People everyday enable people everywhere succeed is one of the vital lessons I learned on the way up Uhuru peak-Kilimanjaro over the expedition experience that lasted 6 days. Success never happens without the support of someone somewhere somehow. We all need people, even the Lone ranger didn't travel alone he was supported by Tonto.
The story of Helen Keller's incomplete without the teacher that taught, trained, developed Helen named Annie Sullivan was the daughter of Irish immigrant farmers Thomas Sullivan and Alice Cloesy; she had one brother, Jimmie , who was crippled from tuberculosis. Growing up, Annie was subject to poverty and physical abuse by her alcoholic father and at the age of five, trachoma struck Annie, leaving her almost blind.

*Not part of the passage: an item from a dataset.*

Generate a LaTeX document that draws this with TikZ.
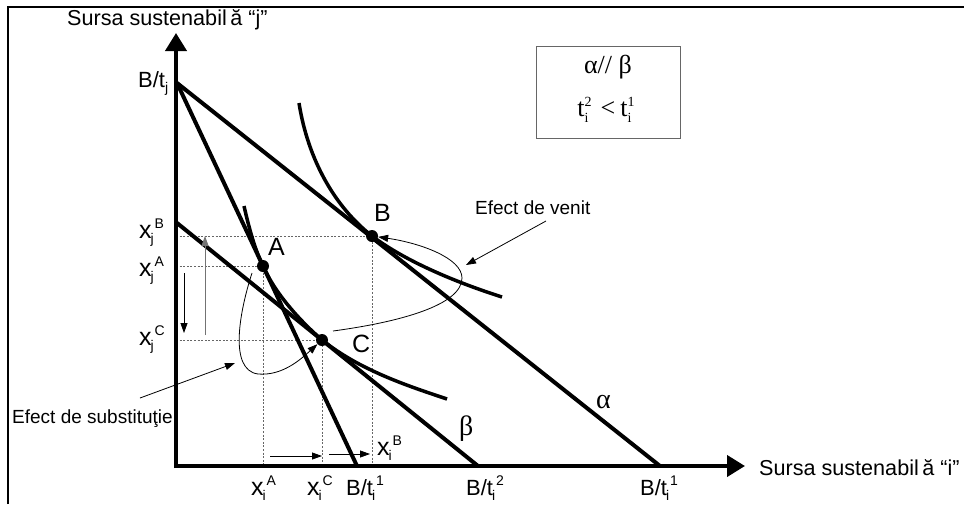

Two years later, her mother died shortly thereafter. Despite being left in an orphanage with no formal educational facilities, Annie Sullivan prospered. When the state board of charities chairman, Frank Sanborn visited the Tewksbury orphanage; Annie literally threw herself in front of him crying, "Mr. Sanborn, I want to go to school. "

After regaining her eyesight from a series of operations and graduating as class valedictorian in 1886 the perkins Institute for the blind, she began teaching Helen Keller. When Miss Sullivan first arrived, Helen was seven years old and highly undisciplined. Miss Sullivan had to begin her teaching with lessons in obedience, followed by teachings of the manual and braille alphasats. Sullivan attended clases with Keller and tutored her through the Perkins Institute. The Cambridge School For Young ladies and Radcliffe College.All who came in contact with them were amazed at the ability of Miss Sullivan to reach Miss Keller and Miss Keller heightened alibity to grasp to grasp concepts unheard of by deaf and blind students before Hall, Andrew Carnegie, Henry H. Rogers and John Spaulding were only a few of those who met them and supported them.